Omoyele Sowore, founder of Sahara Reporters and leader of the African Action Congress, has reignited debate over the affordability of church-owned universities in Nigeria. Speaking on the Honest Bunch podcast, Sowore criticized institutions like Covenant University, Babcock University, Redeemers University, and Bowen University for charging tuition fees ranging from hundreds of thousands to over one million naira per session. These universities are operated by religious bodies including the Living Faith Church, Seventh-Day Adventist Church, Redeemed Christian Church of God, and Nigerian Baptist Convention. Sowore highlighted that while these churches draw large congregations from low-income communities such as Ajegunle and Bariga, their high tuition fees make higher education inaccessible to most members.
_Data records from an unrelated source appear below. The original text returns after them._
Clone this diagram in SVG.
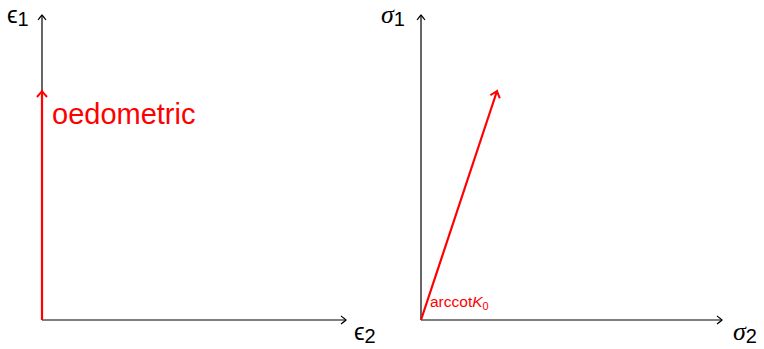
<svg xmlns="http://www.w3.org/2000/svg" width="764" height="349" viewBox="0 0 764 349">
<defs>
<style>
.ax{stroke:#000;stroke-width:1.2;fill:none}
.rd{stroke:#ff0000;stroke-width:2.2;fill:none}
.lbl{font-family:"Liberation Sans","DejaVu Sans",sans-serif;font-size:24px;fill:#000}
.sig{font-family:"Liberation Serif","DejaVu Serif",serif;font-style:italic;font-size:26px;fill:#000}
.sub{font-family:"Liberation Sans",sans-serif;font-style:normal;font-size:20px}
</style>
<marker id="ah" viewBox="-6 -5 8 10" markerWidth="8" markerHeight="10" refX="0" refY="0" orient="auto" markerUnits="userSpaceOnUse">
<path d="M-5,-4 Q-1,-1 0,0 Q-1,1 -5,4" fill="none" stroke="#000" stroke-width="1.1"/>
</marker>
<marker id="ahr" viewBox="-8 -6 10 12" markerWidth="10" markerHeight="12" refX="0" refY="0" orient="auto" markerUnits="userSpaceOnUse">
<path d="M-6,-5 Q-1.5,-1 0,0 Q-1.5,1 -6,5" fill="none" stroke="#ff0000" stroke-width="2"/>
</marker>
</defs>
<g id="connectors">
<line class="ax" x1="42" y1="320" x2="42" y2="15" marker-end="url(#ah)"/>
<line class="ax" x1="42" y1="320" x2="346" y2="320" marker-end="url(#ah)"/>
<line class="ax" x1="421" y1="320" x2="421" y2="15" marker-end="url(#ah)"/>
<line class="ax" x1="421" y1="320" x2="722" y2="320" marker-end="url(#ah)"/>
<line class="rd" x1="42" y1="320" x2="42" y2="91" marker-end="url(#ahr)"/>
<line class="rd" x1="421" y1="320" x2="497" y2="91" marker-end="url(#ahr)"/>
</g>
<g id="label-eps1"><text class="lbl" x="7" y="23">ϵ<tspan class="sub" dy="3">1</tspan></text></g>
<g id="label-eps2"><text class="lbl" x="354" y="340">ϵ<tspan class="sub" dy="3">2</tspan></text></g>
<g id="label-sig1"><text class="sig" x="381" y="23">σ<tspan class="sub" dy="3">1</tspan></text></g>
<g id="label-sig2"><text class="sig" x="733" y="340">σ<tspan class="sub" dy="3">2</tspan></text></g>
<g id="label-oedometric"><text x="52" y="124" font-family="Liberation Sans, sans-serif" font-size="29" fill="#ff0000">oedometric</text></g>
<g id="label-arccot"><text x="430" y="307" font-family="Liberation Sans, sans-serif" font-size="15.5" fill="#ff0000">arccot<tspan font-style="italic">K</tspan><tspan font-size="11" dy="3">0</tspan></text></g>
</svg>
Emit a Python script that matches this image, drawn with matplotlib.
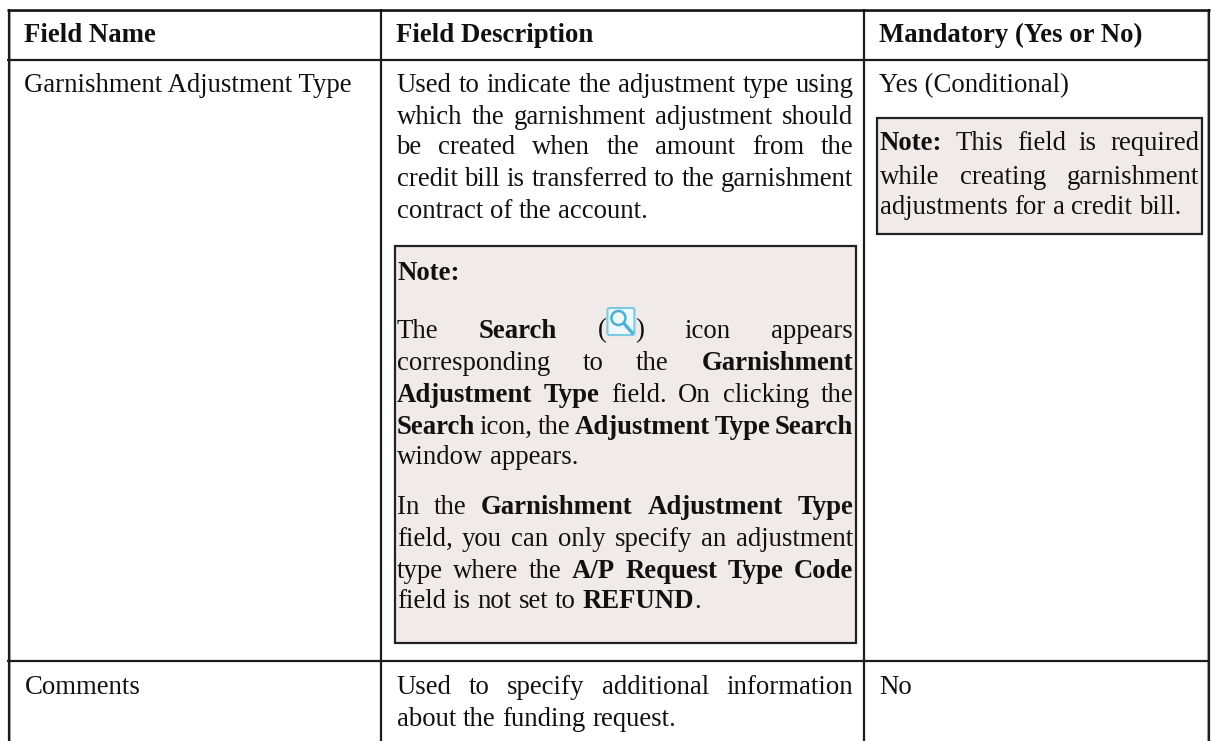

He pointed out that ordinary worshippers contribute tithes and offerings that help fund these institutions, yet rarely benefit from them. Sowore did not oppose church-run universities but questioned the inequity in access, arguing that scholarships should be more than promotional tools. His critique centers on the contradiction between religious outreach and the exclusionary cost of education these churches provide.

💡 NaijaBuzz Take

Omoyele Sowore's focus on church-owned universities exposes a quiet inequity: millions in tithes flow from poor congregants into institutions that priced them out from the start. If Covenant University and others are built with money from Ajegunle, they should not function as elite enclaves accessible only to the wealthy. This isn't about rejecting faith-based education—it's about accountability in how religious institutions deploy resources drawn from the very people they claim to uplift. For most Nigerian churchgoers, the dream of quality education remains out of reach, no matter how faithfully they give.